Papers in the Biological Sciences


Date of this Version



PNAS 2022 Vol. 119 No. 39 e2115015119



This article is distributed under Creative Commons Attribution-NonCommercial-NoDerivatives License 4.0


The conservation status of large-bodied mammals is dire. Their decline has serious consequences because they have unique ecological roles not replicated by smaller-bodied animals. Here, we use the fossil record of the megafauna extinction at the terminal Pleistocene to explore the consequences of past biodiversity loss. We characterize the isotopic and body-size niche of a mammal community in Texas before and after the event to assess the influence on the ecology and ecological interactions of surviving species (>1 kg). Preextinction, a variety of C4 grazers, C3 browsers, and mixed feeders existed, similar to modern African savannas, with likely specialization among the two sabertooth species for juvenile grazers. Postextinction, body size and isotopic niche space were lost, and the δ13C and δ15N values of some survivors shifted. We see mesocarnivore release within the Felidae: the jaguar, now an apex carnivore, moved into the specialized isotopic niche previously occupied by extinct cats. Puma, previously absent, became common and lynx shifted toward consuming more C4-based resources. Lagomorphs were the only herbivores to shift toward C4 resources.
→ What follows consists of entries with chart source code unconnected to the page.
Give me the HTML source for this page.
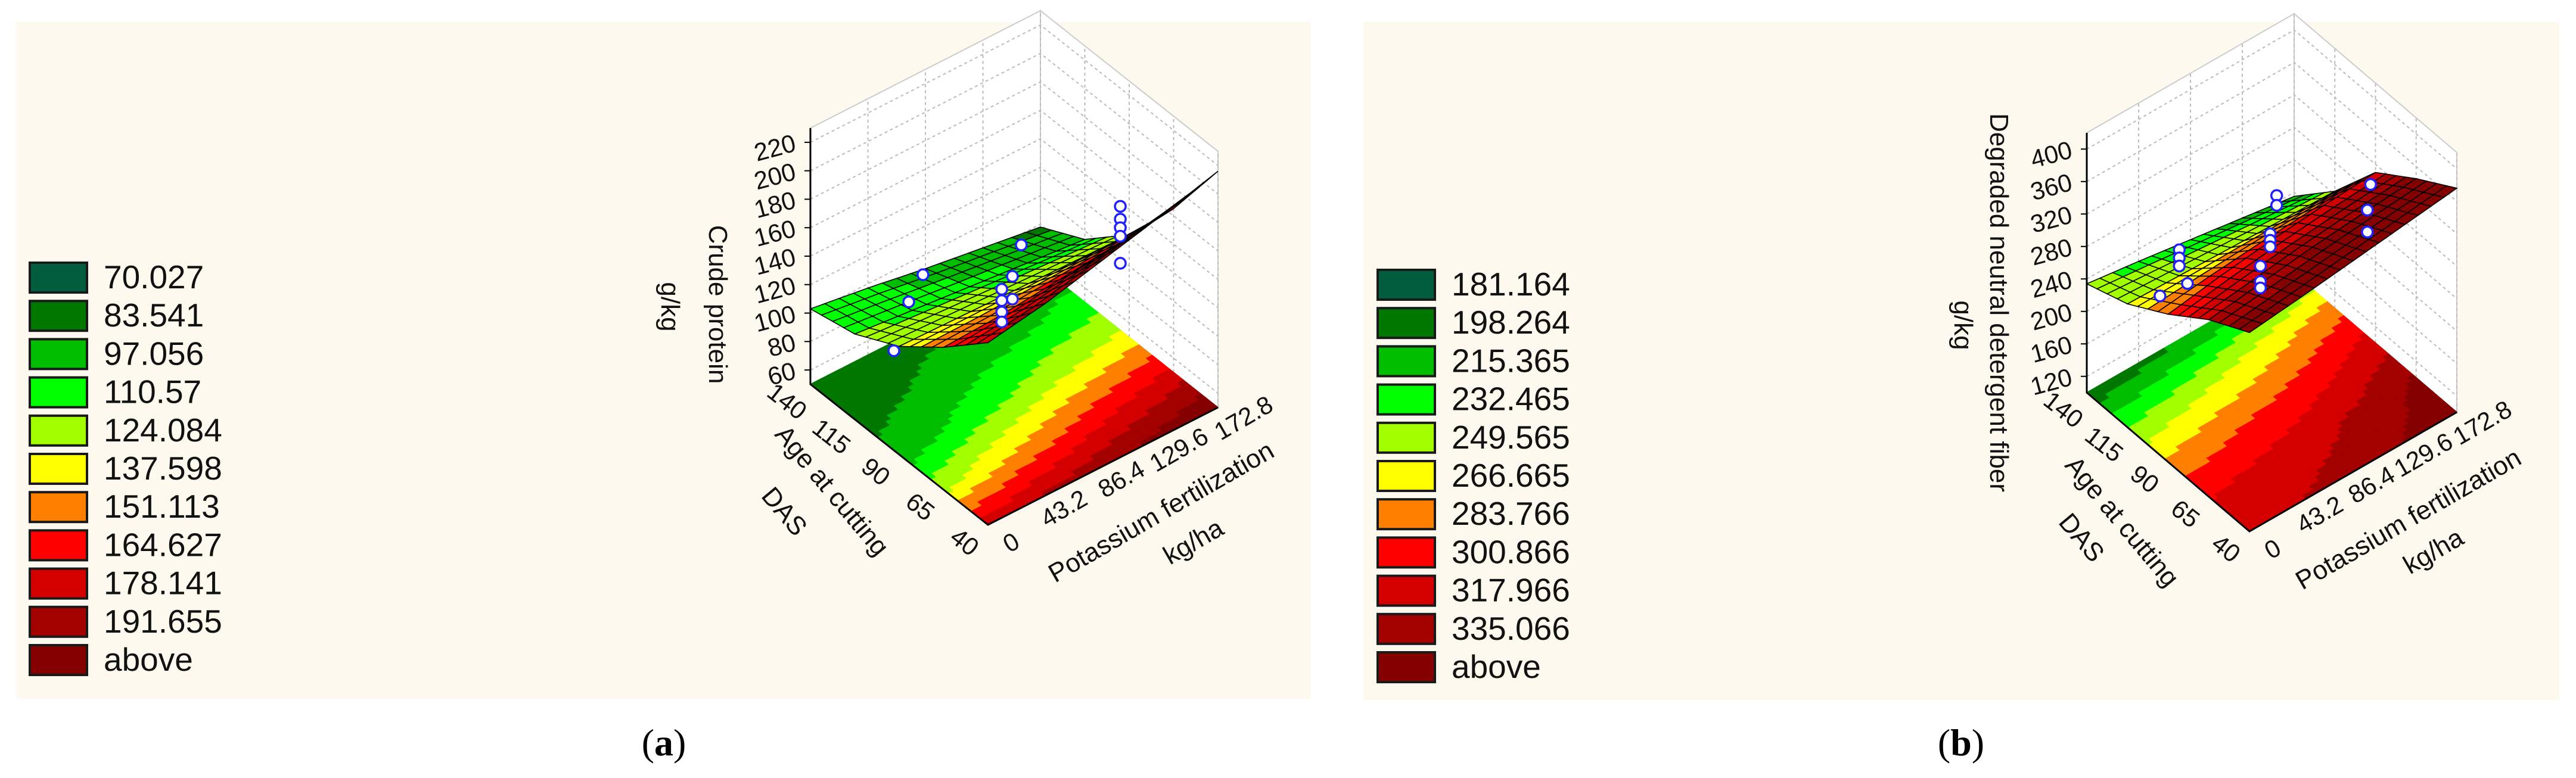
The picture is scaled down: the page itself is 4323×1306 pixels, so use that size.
<!DOCTYPE html>
<html><head><meta charset="utf-8"><style>
html,body{margin:0;padding:0;background:#fff;}
svg{display:block;font-family:"Liberation Sans",sans-serif;}
</style></head><body>
<svg id="fig" width="4323" height="1306" viewBox="0 0 4323 1306" xmlns="http://www.w3.org/2000/svg">
<rect x="27" y="37" width="2173" height="1136" fill="#fdf9ee"/>
<rect x="2288" y="37" width="2007" height="1138" fill="#fdf9ee"/>
<g id="pa"></g>
<g id="pb"></g>
<g id="la"></g>
<g id="lb"></g>
<text x="1114" y="1268" text-anchor="middle" font-family="Liberation Serif,serif" font-size="64">(<tspan font-weight="bold">a</tspan>)</text>
<text x="3291" y="1268" text-anchor="middle" font-family="Liberation Serif,serif" font-size="64">(<tspan font-weight="bold">b</tspan>)</text>
</svg>
<script>
// ---------- data ----------
const kTicks = [0, 43.2, 86.4, 129.6, 172.8];
const ageTicks = [40, 65, 90, 115, 140];
const zTicksA = [60, 80, 100, 120, 140, 160, 180, 200, 220];
const zTicksB = [120, 160, 200, 240, 280, 320, 360, 400];
const levelsA = [70.027, 83.541, 97.056, 110.57, 124.084, 137.598, 151.113, 164.627, 178.141, 191.655];
const levelsB = [181.164, 198.264, 215.365, 232.465, 249.565, 266.665, 283.766, 300.866, 317.966, 335.066];
const levelLabelsA = ["70.027","83.541","97.056","110.57","124.084","137.598","151.113","164.627","178.141","191.655","above"];
const levelLabelsB = ["181.164","198.264","215.365","232.465","249.565","266.665","283.766","300.866","317.966","335.066","above"];
// surface grid: rows = ageTicks, cols = kTicks
const gridA = [
  [178, 185, 195, 205, 216],
  [150, 152, 156, 160, 165],
  [126, 125, 124, 123, 122],
  [110, 106, 102, 98, 94],
  [103, 97, 90, 84, 78]
];
const gridB = [
  [345, 352, 360, 368, 376],
  [318, 326, 334, 340, 345],
  [282, 292, 300, 306, 310],
  [252, 250, 248, 246, 244],
  [234, 225, 215, 205, 195]
];
// floor contour grids: rows = ageTicks, cols = kTicks
const contourA = [
  [172, 180, 188, 196, 205],
  [120, 135, 148, 160, 170],
  [88, 100, 112, 122, 130],
  [78, 84, 90, 96, 102],
  [72, 76, 80, 84, 88]
];
const contourB = [
  [312, 318, 325, 335, 350],
  [300, 305, 312, 322, 338],
  [270, 278, 285, 295, 310],
  [232, 240, 250, 262, 278],
  [185, 192, 200, 210, 225]
];
// observed points
const ptsAk = [0, 43.2, 43.2, 86.4, 86.4, 86.4, 86.4, 86.4, 86.4, 86.4, 172.8, 172.8, 172.8, 172.8, 172.8];
const ptsAa = [93, 109, 117, 86, 97, 97, 97, 97, 91, 91, 95, 95, 95, 95, 95];
const ptsAz = [120, 137, 110, 160, 118, 110, 102, 95, 133, 117, 137, 128, 122, 116, 97];
const ptsBk = [43.2, 43.2, 43.2, 0, 43.2, 86.4, 86.4, 86.4, 86.4, 86.4, 86.4, 86.4, 86.4, 172.8, 172.8, 172.8];
const ptsBa = [115, 115, 115, 95, 110, 87, 87, 91, 91, 91, 97, 97, 97, 93, 95, 95];
const ptsBz = [282, 272, 262, 296, 249, 360, 348, 306, 298, 290, 256, 237, 229, 290, 255, 228];
const colors = ["#005e3f","#007800","#00bd00","#00ff00","#a2ff00","#ffff00","#ff8000","#ff0000","#d40000","#a30000","#850000"];

const NS = "http://www.w3.org/2000/svg";
function el(parent, tag, attrs){ const e=document.createElementNS(NS,tag); for(const k in attrs) e.setAttribute(k,attrs[k]); parent.appendChild(e); return e; }

function colorFor(z, levels){ for(let i=0;i<levels.length;i++){ if(z<=levels[i]) return colors[i]; } return colors[colors.length-1]; }
function bil(grid, u, v){
  const n=grid.length-1; let i=Math.min(Math.floor(v),n-1), j=Math.min(Math.floor(u),n-1);
  const fv=v-i, fu=u-j;
  return grid[i][j]*(1-fu)*(1-fv)+grid[i][j+1]*fu*(1-fv)+grid[i+1][j]*(1-fu)*fv+grid[i+1][j+1]*fu*fv;
}

function drawPanel(g, cfg){
  const P=(k,a,z)=>[cfg.O[0]+cfg.ex[0]*k/172.8+cfg.ey[0]*(a-40)/100, cfg.O[1]+cfg.ex[1]*k/172.8+cfg.ey[1]*(a-40)/100-(z-cfg.zmin)*cfg.s];
  const pts=arr=>arr.map(p=>p[0].toFixed(1)+","+p[1].toFixed(1)).join(" ");
  const zmin=cfg.zmin, zmax=cfg.zmax;
  const w1=el(g,"polygon",{points:pts([P(0,140,zmin),P(172.8,140,zmin),P(172.8,140,zmax),P(0,140,zmax)]),fill:"#fff",stroke:"#ccc","stroke-width":2});
   
  const w2=el(g,"polygon",{points:pts([P(172.8,140,zmin),P(172.8,40,zmin),P(172.8,40,zmax),P(172.8,140,zmax)]),fill:"#fff",stroke:"#ccc","stroke-width":2});
   
  const grid=el(g,"g",{stroke:"#bbb","stroke-width":2,"stroke-dasharray":"5,5",fill:"none"});
   
  cfg.zTicks.forEach(z=>{ el(grid,"polyline",{points:pts([P(0,140,z),P(172.8,140,z),P(172.8,40,z)])}); });
  kTicks.forEach(k=>{ el(grid,"line",{x1:P(k,140,zmin)[0],y1:P(k,140,zmin)[1],x2:P(k,140,zmax)[0],y2:P(k,140,zmax)[1]}); });
  ageTicks.forEach(a=>{ el(grid,"line",{x1:P(172.8,a,zmin)[0],y1:P(172.8,a,zmin)[1],x2:P(172.8,a,zmax)[0],y2:P(172.8,a,zmax)[1]}); });
  const fl=el(g,"g",{});
   
  const N=4, F=40;
  for(let i=0;i<F;i++) for(let j=0;j<F;j++){
    const u0=j*N/F,u1=(j+1)*N/F,v0=i*N/F,v1=(i+1)*N/F;
    const z=bil(cfg.contour,(u0+u1)/2,(v0+v1)/2);
    const c=colorFor(z,cfg.levels);
    const kk=u=>u*172.8/N, aa=v=>40+v*100/N;
    el(fl,"polygon",{points:pts([P(kk(u0),aa(v0),zmin),P(kk(u1),aa(v0),zmin),P(kk(u1),aa(v1),zmin),P(kk(u0),aa(v1),zmin)]),fill:c,stroke:c,"stroke-width":1.5});
  }
  const ax=el(g,"g",{stroke:"#000","stroke-width":3,fill:"none"});
   
  el(ax,"polyline",{points:pts([P(0,140,zmax),P(0,140,zmin),P(0,40,zmin),P(172.8,40,zmin)])});
  cfg.zTicks.forEach(z=>{ const p=P(0,140,z); el(ax,"line",{x1:p[0]-10,y1:p[1],x2:p[0],y2:p[1],"stroke-width":2}); });
  const sf=el(g,"g",{stroke:"#000","stroke-width":1.6});
   
  const S=16, cells=[];
  for(let i=0;i<S;i++) for(let j=0;j<S;j++) cells.push([i,j]);
  cells.sort((a,b)=>(b[0]+b[1])-(a[0]+a[1]));
  cells.forEach(([i,j])=>{
    const u0=j*N/S,u1=(j+1)*N/S,v0=i*N/S,v1=(i+1)*N/S;
    const kk=u=>u*172.8/N, aa=v=>40+v*100/N;
    const z=bil(cfg.grid,(u0+u1)/2,(v0+v1)/2);
    el(sf,"polygon",{points:pts([P(kk(u0),aa(v0),bil(cfg.grid,u0,v0)),P(kk(u1),aa(v0),bil(cfg.grid,u1,v0)),P(kk(u1),aa(v1),bil(cfg.grid,u1,v1)),P(kk(u0),aa(v1),bil(cfg.grid,u0,v1))]),fill:colorFor(z,cfg.levels)});
  });
  const pg=el(g,"g",{});
   
  cfg.pk.forEach((k,i)=>{
    const p=P(k,cfg.pa[i],cfg.pz[i]);
    const c=el(pg,"circle",{cx:p[0],cy:p[1],r:9,fill:"#fff",stroke:"#2020ff","stroke-width":3.5});
     
  });
  const tl=el(g,"g",{"font-size":42,fill:"#111"});
   
  cfg.zTicks.forEach(z=>{ const p=P(0,140,z); const x=p[0]-22,y=p[1]+14;
    const t=el(tl,"text",{x:x,y:y,"text-anchor":"end",transform:`rotate(-15 ${x} ${y})`}); t.textContent=z; });
  ageTicks.forEach((a,i)=>{ const p=P(0,a,zmin); const x=p[0]-48,y=p[1]+40;
    const t=el(tl,"text",{x:x,y:y,"text-anchor":"middle",transform:`rotate(38 ${x} ${y})`}); t.textContent=a; });
  kTicks.forEach((k,i)=>{ const p=P(k,40,zmin); const x=p[0]+(i==4?50:38)+(i==0?8:0),y=p[1]+(i==4?30:34)+(i==0?8:0);
    const t=el(tl,"text",{x:x,y:y,"text-anchor":"middle",transform:`rotate(-30 ${x} ${y})`}); t.textContent=k; });
  cfg.titles.forEach(tt=>{
    const t=el(g,"text",{x:tt[1],y:tt[2],"text-anchor":"middle","font-size":44,fill:"#111",transform:`rotate(${tt[3]} ${tt[1]} ${tt[2]})`});
     
    t.textContent=tt[0];
  });
}

drawPanel(document.getElementById("pa"),{O:[1658,881],ex:[386,-197],ey:[-298,-236],zmin:50,zmax:230,s:430/180,
  grid:gridA,contour:contourA,levels:levelsA,zTicks:zTicksA,pk:ptsAk,pa:ptsAa,pz:ptsAz,
  titles:[["Crude protein",1190,511,90,"z-axis-title"],["g/kg",1110,515,90,"z-axis-unit"],
          ["Age at cutting",1385,833,50,"age-axis-title"],["DAS",1305,868,50,"age-axis-unit"],
          ["Potassium fertilization",1956,872,-30,"potassium-axis-title"],["kg/ha",2010,922,-30,"potassium-axis-unit"]]});
drawPanel(document.getElementById("pb"),{O:[3775,892],ex:[348,-200],ey:[-273,-233],zmin:100,zmax:420,s:436/320,
  grid:gridB,contour:contourB,levels:levelsB,zTicks:zTicksB,pk:ptsBk,pa:ptsBa,pz:ptsBz,
  titles:[["Degraded neutral detergent fiber",3340,508,90,"z-axis-title"],["g/kg",3280,546,90,"z-axis-unit"],
          ["Age at cutting",3550,885,50,"age-axis-title"],["DAS",3482,912,50,"age-axis-unit"],
          ["Potassium fertilization",4049,884,-30,"potassium-axis-title"],["kg/ha",4091,938,-30,"potassium-axis-unit"]]});

function legend(g, x0, y0, labels){
  labels.forEach((lab,i)=>{
    const y=y0+i*64.2;
    const r=el(g,"rect",{x:x0,y:y,width:96,height:50,fill:colors[i],stroke:"#1a1a1a","stroke-width":4});
     
    const t=el(g,"text",{x:x0+124,y:y+43,"font-size":55,fill:"#111"});
     
    t.textContent=lab;
  });
}
legend(document.getElementById("la"),50,441,levelLabelsA);
legend(document.getElementById("lb"),2312,453,levelLabelsB);
</script>
</body></html>
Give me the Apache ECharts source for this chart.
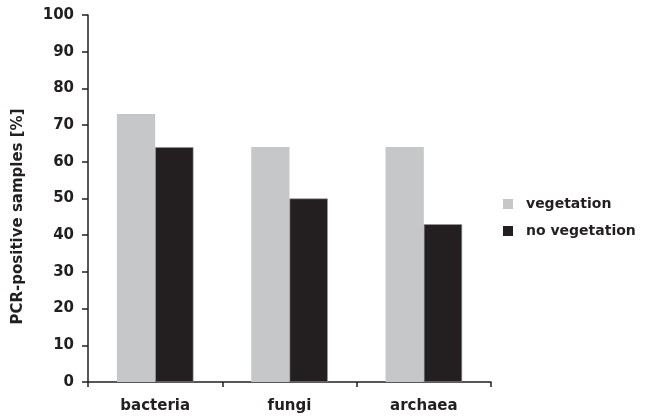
<!DOCTYPE html>
<html><head><meta charset="utf-8">
<script src="https://cdn.jsdelivr.net/npm/echarts@6/dist/echarts.min.js"></script>
<style>html,body{margin:0;padding:0;background:#fff}#c{width:654px;height:420px}</style>
</head><body><div id="c"></div>
<script>
var categories = ['bacteria', 'fungi', 'archaea'];
var vegetation = [73, 64, 64];
var noVegetation = [64, 50, 43];
var yTicks = [0, 10, 20, 30, 40, 50, 60, 70, 80, 90, 100];
var FONT = 'DejaVu Sans';
var INK = '#231f20';
var chart = echarts.init(document.getElementById('c'));
chart.setOption({
  animation: false,
  backgroundColor: '#fff',
  grid: { left: 88, right: 163, top: 15, bottom: 38, containLabel: false },
  legend: {
    orient: 'vertical', left: 503, top: 197, padding: 0,
    itemWidth: 10, itemHeight: 10, itemGap: 13,
    icon: 'rect',
    textStyle: { fontFamily: FONT, fontWeight: 'bold', fontSize: 14, color: INK, padding: [0, 0, 0, 8] },
    data: [
      { name: 'vegetation', itemStyle: { color: '#c6c7c9', borderWidth: 0 } },
      { name: 'no vegetation', itemStyle: { color: INK, borderWidth: 0 } }
    ]
  },
  xAxis: {
    type: 'category', data: categories,
    axisLine: { lineStyle: { color: INK, width: 1.5 } },
    axisTick: { show: true, length: 5, lineStyle: { color: INK, width: 1.5 } },
    axisLabel: { fontFamily: FONT, fontWeight: 'bold', fontSize: 15, color: INK, margin: 17 }
  },
  yAxis: {
    type: 'value', min: yTicks[0], max: yTicks[yTicks.length - 1], interval: 10,
    name: 'PCR-positive samples [%]', nameLocation: 'middle', nameGap: 62,
    nameTextStyle: { fontFamily: FONT, fontWeight: 'bold', fontSize: 15, color: INK, padding: [0, 36, 0, 0] },
    splitLine: { show: false },
    axisLine: { show: true, lineStyle: { color: INK, width: 1.5 } },
    axisTick: { show: true, length: 6, lineStyle: { color: INK, width: 1.5 } },
    axisLabel: { fontFamily: FONT, fontWeight: 'bold', fontSize: 15, color: INK, margin: 14 }
  },
  series: [
    { name: 'vegetation', type: 'bar', data: vegetation, barGap: '0%', barCategoryGap: '43%',
      itemStyle: { color: '#c6c7c9' } },
    { name: 'no vegetation', type: 'bar', data: noVegetation, barGap: '0%', barCategoryGap: '43%',
      itemStyle: { color: INK, borderColor: '#9a9a9a', borderWidth: 0.6 } }
  ]
});
</script></body></html>
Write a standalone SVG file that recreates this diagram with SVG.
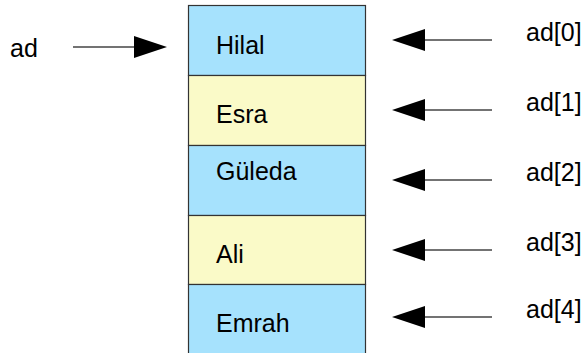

Body size changes from the Pleistocene to Holocene were species-specific, with some animals (deer, hare) becoming significantly larger and others smaller (bison, rabbits) or exhibiting no change to climate shifts or biodiversity loss. Overall, the Holocene body-size-isotopic niche was drastically reduced and considerable ecological complexity lost. We conclude biodiversity loss led to reorganization of survivors and many “missing pieces” within our community; without intervention, the loss of Earth’s remaining ecosystems that support megafauna will likely suffer the same fate.